Après cet épisode funeste, c’est à l’aîné de la famille qu’incombent toutes les responsabilités du ménage. Il a huit ans. Le père laisse derrière lui deux fils et son épouse enceinte d’une cadette. L’oncle prend alors Shahram sous son aile et l’engage à des fins personnelles. S’il inscrit ses enfants à l’école, il refuse l’admission de son neveu, le consacrant exclusivement à des travaux forcés. En plus de devoir s’occuper des troupeaux et des cultures, Shahram est exploité par son aïeul qui le bat fréquemment, obligé de l’accompagner à Kaboul pour des commissions. L’oncle ne retient pas ses coups.
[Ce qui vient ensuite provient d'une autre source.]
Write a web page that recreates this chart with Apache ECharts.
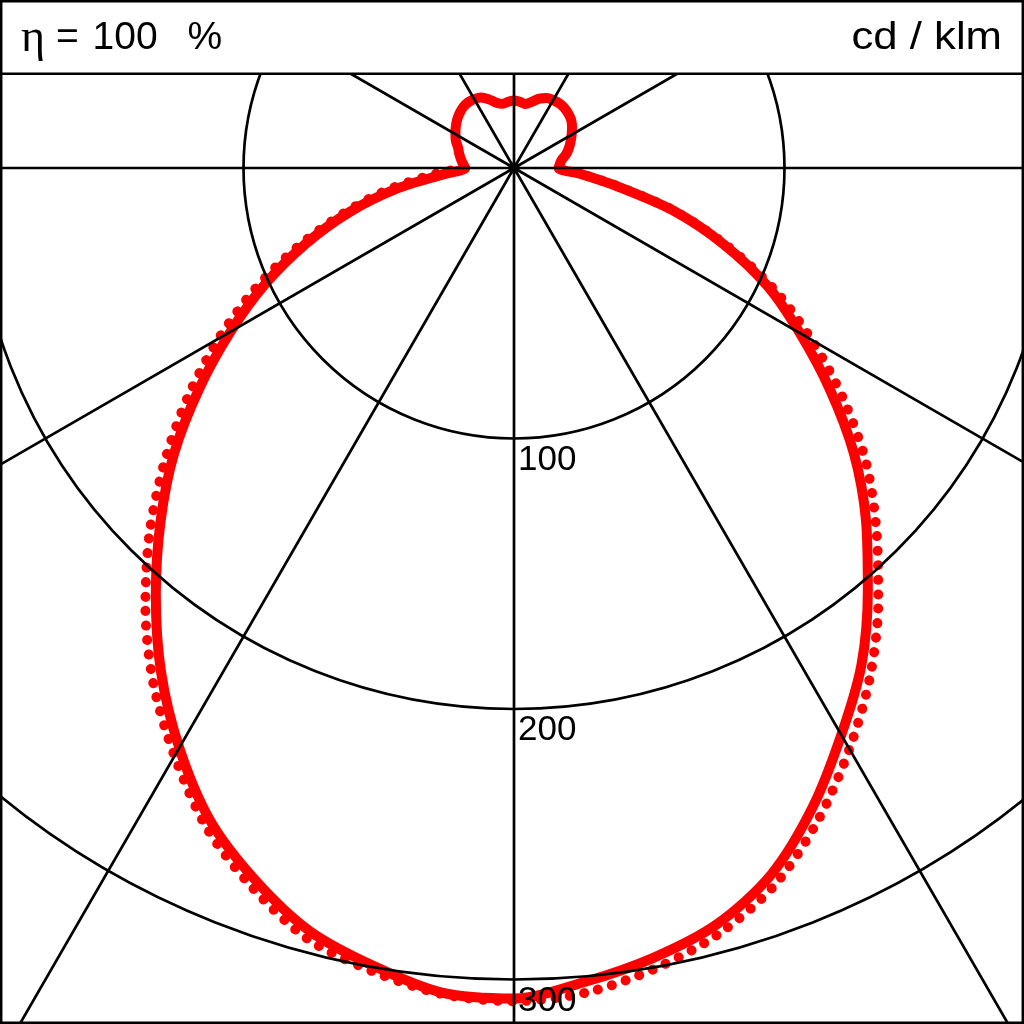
<!DOCTYPE html>
<html>
<head>
<meta charset="utf-8">
<script src="https://cdn.jsdelivr.net/npm/echarts@6/dist/echarts.min.js"></script>
<style>
  html, body { margin: 0; padding: 0; background: #fff; }
  #chart { width: 1024px; height: 1024px; }
</style>
</head>
<body>
<div id="chart"></div>
<script>
// Gamma angles (degrees from nadir)
const gammaSolid = [0,5,10,15,20,25,30,35,40,45,50,55,60,65,70,75,80,85,90,95,100,105,110,115,120,125,130,135,140,145,150,155,160,165,170,175,180];
// C0 plane (right half), cd/klm
const c0 = [307,302,296.5,289.5,278,261,242,224,203.5,184,164,142.5,122,103.5,82.5,61,38.5,24.5,16.5,17,18,20,21.6,23.1,24.6,26.2,27.6,28.4,29,29.2,29,28.6,27.3,25.3,24,24.6,25];
// C180 plane (left half), cd/klm
const c180 = [307,306,299.5,292,280,266,247.5,227.5,206,184.8,164,142,121,101.5,82,63,44,26,18,19,20,21,22,23.7,25,26.3,27.5,28.5,29.3,29.6,29.4,28.8,27,25,24.1,24.6,25];

const gammaDotted = [0,5,10,15,20,25,30,35,40,45,50,55,60,65,70,75,80,85,90];
// C90 plane (right half), cd/klm
const c90 = [308,306,300.5,293,282,266,248,229.5,209.5,189.5,170,148.5,127,106,83.5,61.5,39,25,17];
// C270 plane (left half), cd/klm
const c270 = [308,306.5,301.5,295,283,269,251,232.5,212,190.5,168.5,147,126,105.5,85,65.5,48,31,19];

const radiusTicks = [100, 200, 300];
const headerRight = 'cd / klm';

function loop(g, right, left) {
  const pts = [];
  for (let i = g.length - 1; i >= 0; i--) pts.push([right[i], g[i]]);
  for (let i = 1; i < g.length; i++) pts.push([left[i], 360 - g[i]]);
  return pts;
}

const chart = echarts.init(document.getElementById('chart'), null, { renderer: 'canvas' });
const gridStyle = { color: '#000', width: 2.7 };

chart.setOption({
  animation: false,
  backgroundColor: '#fff',
  polar: { center: [514, 168], radius: 1082 },
  angleAxis: {
    type: 'value', min: 0, max: 360, interval: 30,
    startAngle: 270, clockwise: false,
    axisLine: { show: false }, axisTick: { show: false }, axisLabel: { show: false },
    splitLine: { show: true, lineStyle: gridStyle },
    z: 10
  },
  radiusAxis: {
    type: 'value', min: 0, max: 400, interval: 100,
    axisLine: { show: false }, axisTick: { show: false },
    splitLine: { show: true, lineStyle: gridStyle },
    axisLabel: {
      show: true,
      formatter: v => radiusTicks.includes(v) ? String(v) : '',
      fontFamily: 'Liberation Sans', fontSize: 35, color: '#000',
      align: 'left', verticalAlign: 'top', margin: 4, padding: [4, 0, 0, 0]
    },
    z: 10
  },
  series: [
    {
      name: 'C90 / C270', type: 'line', coordinateSystem: 'polar',
      data: loop(gammaDotted, c90, c270),
      showSymbol: false, smooth: 0.3, z: 2,
      lineStyle: { color: '#ff0000', width: 10, type: [0.1, 14.4], cap: 'round' }
    },
    {
      name: 'C0 / C180', type: 'line', coordinateSystem: 'polar',
      data: loop(gammaSolid, c0, c180),
      showSymbol: false, smooth: 0.3, z: 3,
      lineStyle: { color: '#ff0000', width: 10, cap: 'round', join: 'round' }
    }
  ],
  graphic: [
    { type: 'rect', shape: { x: 0, y: 0, width: 1024, height: 74 }, style: { fill: '#fff' }, z: 100 },
    { type: 'line', shape: { x1: 0, y1: 73.8, x2: 1024, y2: 73.8 }, style: { stroke: '#000', lineWidth: 2.5 }, z: 101 },
    { type: 'rect', shape: { x: 1.2, y: 1.2, width: 1021.6, height: 1021.6 }, style: { fill: 'transparent', stroke: '#000', lineWidth: 2.5 }, z: 101 },
    {
      type: 'text', x: 21, y: 38.5, z: 102,
      style: {
        text: '{e|\u03b7}{t| = }{n|100}{p| %}',
        verticalAlign: 'middle', align: 'left', fill: '#000',
        rich: {
          e: { fontFamily: 'Liberation Serif', fontSize: 46, fill: '#000' },
          t: { fontFamily: 'Liberation Sans', fontSize: 39, fill: '#000' },
          n: { fontFamily: 'Liberation Sans', fontSize: 39, fill: '#000', padding: [0, 0, 0, 3] },
          p: { fontFamily: 'Liberation Sans', fontSize: 39, fill: '#000', padding: [0, 0, 0, 19] }
        }
      }
    },
    {
      type: 'text', x: 1002, y: 38.5, scaleX: 1.15, z: 102,
      style: { text: headerRight, font: '38px "Liberation Sans"', align: 'right', verticalAlign: 'middle', fill: '#000' }
    }
  ]
});
</script>
</body>
</html>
Les affrontements sont de plus en plus rudes à mesure que l’enfant grandit et ose tenir tête ; parfois, si la clavicule ne rompt pas, c’est sa cheville qui se brise – ce faisant, Shahram présente les stigmates des blessures passées en retroussant ses vêtements pour attester ses paroles. À cela s’ajoute désormais les raids des milices talibanes qui abordent le hameau à intervalles irréguliers. Les miliciens menacent le jeune homme, le moleste pour qu’il indique le lieu où se cache son oncle : « Ton oncle, où est-t-il ? Nous savons qu’il est au service de l’armée. Il devra nous rendre des comptes tôt ou tard. Ta mère, ta sœur sont les prochaines sur la liste ». Les années passent ainsi dans la crainte. Les intimidations continuent crescendo : les champs sont parfois incendiés, les habitations fréquemment saccagées. Un jour, une descente sonne le glas comme l’ultimatum. C’est le point de bascule.

Huit hommes parviennent jusqu’au village à moto, munis d’armes de poings et de kalashnikovs. Shahram est alors âgé de 14 ans. Ils s’emparent de lui et commencent à le torturer sous les yeux de sa famille. Les hommes exaspérés d’attendre mettent en scène l’exécution, doigt sur la gâchette, jusqu’au moment où sa mère, effondrée, s’interpose entre les ravisseurs et son fils. Elle implore de lui laisser la vie sauve. Ils cèdent, et confient en partant une missive manuscrite qui exige de l’oncle qu’il cesse toute activité avec le gouvernement, ou bien ce sera le massacre du village en représailles. Mis au pied du mur, l’oncle démissionne, et prépare confidentiellement un dossier d’extradition pour partir en Nouvelle-Zélande.

Capsule audio - Le dernier raid

Il s’exile avec sa famille, cédant ses terres au neveu et à la veuve qui s’avèrent être un cadeau empoisonné. Désormais, il n’est plus aucun rempart entre le jeune hazara et les talibans qui n’interrompent pas leurs assauts. Face à la menace permanente, sa mère, un soir au coin de feu, l’intime de partir. Son fils écoute. Les flammes éclairent son visage. Viendra le jour où, en raison de son âge, les hommes n’auront plus la clémence d’autrefois. Il a seize ans et demi alors ; et il médite silencieusement, remuant la cendre et la braise. À contre-cœur, Shahram acquiesce.